The rate of syphilis infection in 2003 rose from 2.4 to 2.5 cases per 100, 000, totaling 7,082 cases, according to the CDC.

The disease jumped 18 percent from 2000, when the rise began, to 2003, the CDC said in a presentation to the conference in Philadelphia, Pennsylvania.

About 60 percent of the 2003 syphylis cases were among gay men, compared with five percent in 1999.

Papilomavirus infections, a factor in colon and uterine cancers, has spread, according to researchers at the University of Colorado Health Sciences Center, which found that 30 percent of women and 19 percent of men had been infected.

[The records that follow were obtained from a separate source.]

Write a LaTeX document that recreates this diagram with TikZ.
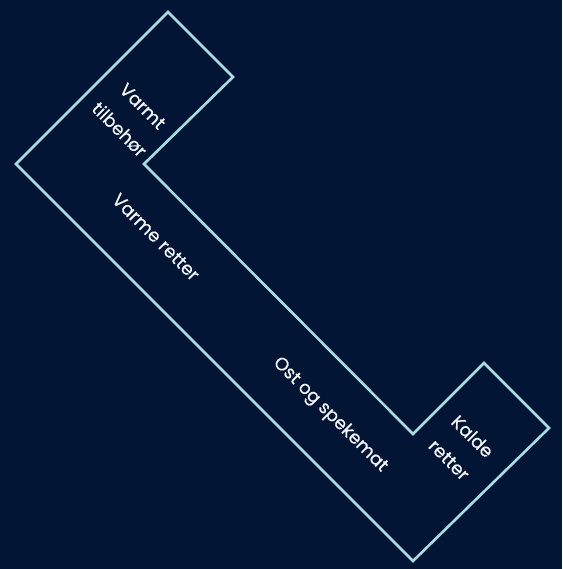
\documentclass[tikz,border=0pt]{standalone}
\usepackage{fontspec}
\setmainfont{Poppins}
\newfontfamily\lblfont{Poppins}[FakeBold=0.5]
\definecolor{bgnavy}{HTML}{021535}
\definecolor{edgecyan}{HTML}{A9DCE3}
\definecolor{txtwhite}{HTML}{F2F4F7}
\begin{document}
\begin{tikzpicture}[x=1pt,y=-1pt,
  outline/.style={draw=edgecyan,line width=2.6pt,line join=miter},
  lbl/.style={text=txtwhite,font=\lblfont\fontsize{18}{33}\selectfont,rotate=-45,align=center,inner sep=0pt}]
\fill[bgnavy] (0,0) rectangle (562,569);
\useasboundingbox (0,0) rectangle (562,569);
\coordinate (p1) at (168,12);
\coordinate (p2) at (233,77);
\coordinate (p3) at (144,164);
\coordinate (p4) at (413,434);
\coordinate (p5) at (484,363);
\coordinate (p6) at (549,428);
\coordinate (p7) at (413,561);
\coordinate (p8) at (16,164);
\draw[outline] (p1) -- (p2) -- (p3) -- (p4) -- (p5) -- (p6) -- (p7) -- (p8) -- cycle;
\node[lbl] (vt) at (131,118) {Varmt\\tilbehør};
\node[lbl] (vr) at (156,237) {Varme retter};
\node[lbl] (os) at (330,415) {Ost og spekemat};
\node[lbl] (kr) at (461,448) {Kalde\\retter};
\end{tikzpicture}
\end{document}
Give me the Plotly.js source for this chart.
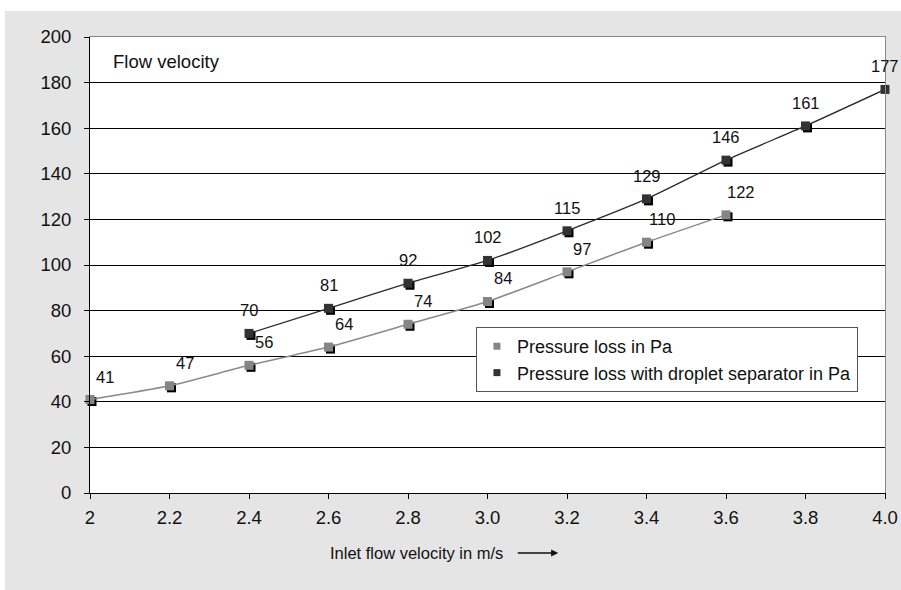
<!DOCTYPE html>
<html>
<head>
<meta charset="utf-8">
<script src="https://cdn.plot.ly/plotly-3.0.1.min.js"></script>
<style>
  html, body { margin: 0; padding: 0; background: #ffffff; }
  #chart { position: absolute; left: 5px; top: 11px; width: 896px; height: 579px; }
</style>
</head>
<body>
<div id="chart"></div>
<script>
// ---- data ----
const velocity = [2.0, 2.2, 2.4, 2.6, 2.8, 3.0, 3.2, 3.4, 3.6];
const pressureLoss = [41, 47, 56, 64, 74, 84, 97, 110, 122];
const velocitySep = [2.4, 2.6, 2.8, 3.0, 3.2, 3.4, 3.6, 3.8, 4.0];
const pressureLossSep = [70, 81, 92, 102, 115, 129, 146, 161, 177];
const seriesNames = ["Pressure loss in Pa", "Pressure loss with droplet separator in Pa"];
const xTickVals = [2.0, 2.2, 2.4, 2.6, 2.8, 3.0, 3.2, 3.4, 3.6, 3.8, 4.0];
const xTickLabels = ["2", "2.2", "2.4", "2.6", "2.8", "3.0", "3.2", "3.4", "3.6", "3.8", "4.0"];
const yTickVals = [0, 20, 40, 60, 80, 100, 120, 140, 160, 180, 200];
const chartLabel = "Flow velocity";
const xTitle = "Inlet flow velocity in m/s";

// ---- style ----
const FONT = "Liberation Sans, Arial, Helvetica, sans-serif";
const W = 896, H = 579;
const M = {l: 85, r: 16, t: 26, b: 97};
const plotW = W - M.l - M.r, plotH = H - M.t - M.b;
const xRange = [2, 4], yRange = [0, 200];
const SH = 2; // shadow offset in px
const dx = SH * (xRange[1] - xRange[0]) / plotW;
const dy = SH * (yRange[1] - yRange[0]) / plotH;
const c1 = "#858585", c2 = "#333333";
const mSize = 9;
const TXT = "#111111";

const traces = [
  // shadows
  {x: velocity, y: pressureLoss, xaxis: "x2", yaxis: "y2", mode: "markers", cliponaxis: false,
   marker: {symbol: "square", size: mSize, color: "#000"}, showlegend: false, hoverinfo: "skip"},
  {x: velocitySep, y: pressureLossSep, xaxis: "x2", yaxis: "y2", mode: "markers", cliponaxis: false,
   marker: {symbol: "square", size: mSize, color: "#000"}, showlegend: false, hoverinfo: "skip"},
  // main series
  {x: velocity, y: pressureLoss, xaxis: "x3", yaxis: "y3", mode: "lines+markers", cliponaxis: false,
   name: seriesNames[0], showlegend: false,
   line: {color: "#8a8a8a", width: 1.5, shape: "spline", smoothing: 0.6},
   marker: {symbol: "square", size: mSize, color: c1}},
  {x: velocitySep, y: pressureLossSep, xaxis: "x3", yaxis: "y3", mode: "lines+markers", cliponaxis: false,
   name: seriesNames[1], showlegend: false,
   line: {color: "#2a2a2a", width: 1.3, shape: "spline", smoothing: 0.6},
   marker: {symbol: "square", size: mSize, color: c2}},
  // legend entries
  {x: [null], y: [null], xaxis: "x3", yaxis: "y3", mode: "markers", name: seriesNames[0],
   marker: {symbol: "square", size: 7, color: c1}},
  {x: [null], y: [null], xaxis: "x3", yaxis: "y3", mode: "markers", name: seriesNames[1],
   marker: {symbol: "square", size: 7, color: c2}}
];

const labelFont = {family: FONT, size: 16.5, color: TXT};
const annotations = [];
velocity.forEach((v, i) => annotations.push({
  x: v, y: pressureLoss[i], xref: "x", yref: "y", text: String(pressureLoss[i]),
  showarrow: false, xshift: 15, yshift: 23, font: labelFont
}));
velocitySep.forEach((v, i) => annotations.push({
  x: v, y: pressureLossSep[i], xref: "x", yref: "y", text: String(pressureLossSep[i]),
  showarrow: false, xshift: 0, yshift: 23, font: labelFont
}));
annotations.push({
  x: 0.026, y: 0.947, xref: "paper", yref: "paper", xanchor: "left", yanchor: "middle",
  text: chartLabel, showarrow: false, font: {family: FONT, size: 18.5, color: TXT}
});
annotations.push({
  x: 0.2994, y: -0.1316, xref: "paper", yref: "paper", xanchor: "left", yanchor: "middle",
  text: xTitle, showarrow: false, font: {family: FONT, size: 16.5, color: TXT}
});
annotations.push({
  x: 0.589, y: -0.1316, xref: "paper", yref: "paper", text: "", showarrow: true,
  ax: -42, ay: 0, arrowhead: 2, arrowsize: 1.1, arrowwidth: 1.3, arrowcolor: TXT
});

const tickFont = {family: FONT, size: 18.5, color: TXT};
const layout = {
  width: W, height: H,
  margin: M,
  paper_bgcolor: "#e5e5e5",
  plot_bgcolor: "#ffffff",
  font: {family: FONT, size: 16, color: TXT},
  showlegend: true,
  legend: {
    x: 0.4855, y: 0.364, xanchor: "left", yanchor: "top",
    bgcolor: "#ffffff", bordercolor: "#555", borderwidth: 1,
    font: {family: FONT, size: 18, color: TXT},
    itemwidth: 30, tracegroupgap: 0
  },
  xaxis: {
    range: xRange, tickvals: xTickVals, ticktext: xTickLabels,
    ticks: "outside", ticklen: 5, tickcolor: "#000", tickwidth: 1,
    ticklabelstandoff: 3,
    showline: true, linecolor: "#000", linewidth: 1,
    showgrid: false, zeroline: false, tickfont: tickFont, fixedrange: true
  },
  yaxis: {
    range: yRange, tickvals: yTickVals,
    ticks: "outside", ticklen: 5, tickcolor: "#000", tickwidth: 1,
    ticklabelstandoff: 9,
    showline: true, linecolor: "#000", linewidth: 1,
    showgrid: true, gridcolor: "#000", gridwidth: 1,
    zeroline: false, tickfont: tickFont, fixedrange: true
  },
  xaxis2: {overlaying: "x", range: [xRange[0] - dx, xRange[1] - dx], visible: false},
  yaxis2: {overlaying: "y", range: [yRange[0] + dy, yRange[1] + dy], visible: false},
  xaxis3: {overlaying: "x", side: "top", range: xRange, showline: true, linecolor: "#8a8a8a",
           showgrid: false, zeroline: false, showticklabels: false, ticks: ""},
  yaxis3: {overlaying: "y", side: "right", range: yRange, showline: true, linecolor: "#8a8a8a",
           showgrid: false, zeroline: false, showticklabels: false, ticks: ""},
  annotations: annotations
};

Plotly.newPlot("chart", traces, layout, {displayModeBar: false, staticPlot: true});
</script>
</body>
</html>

Another CDC study found that among 300 adolescent girls treated at a public clinic 72 percent had been infected with a high-risk strain of the disease.

Chlamydia has taken root among youths, with infection reaching 11 percent of girls, who are most affected by the bacteria, which causes infections and infertility, according to authors at the Minnesota Department of Public Health.

The only bright spot in the figures was a fall in the number of genital herpes cases by 17 percent between 1988-94 and 1999-2000. The incidence is falling faster among men than women and the fall in the number of cases has been particularly noticeable among people aged under between 14 and 29.

The annual conference of 1,300 physicians and experts ends Thursday.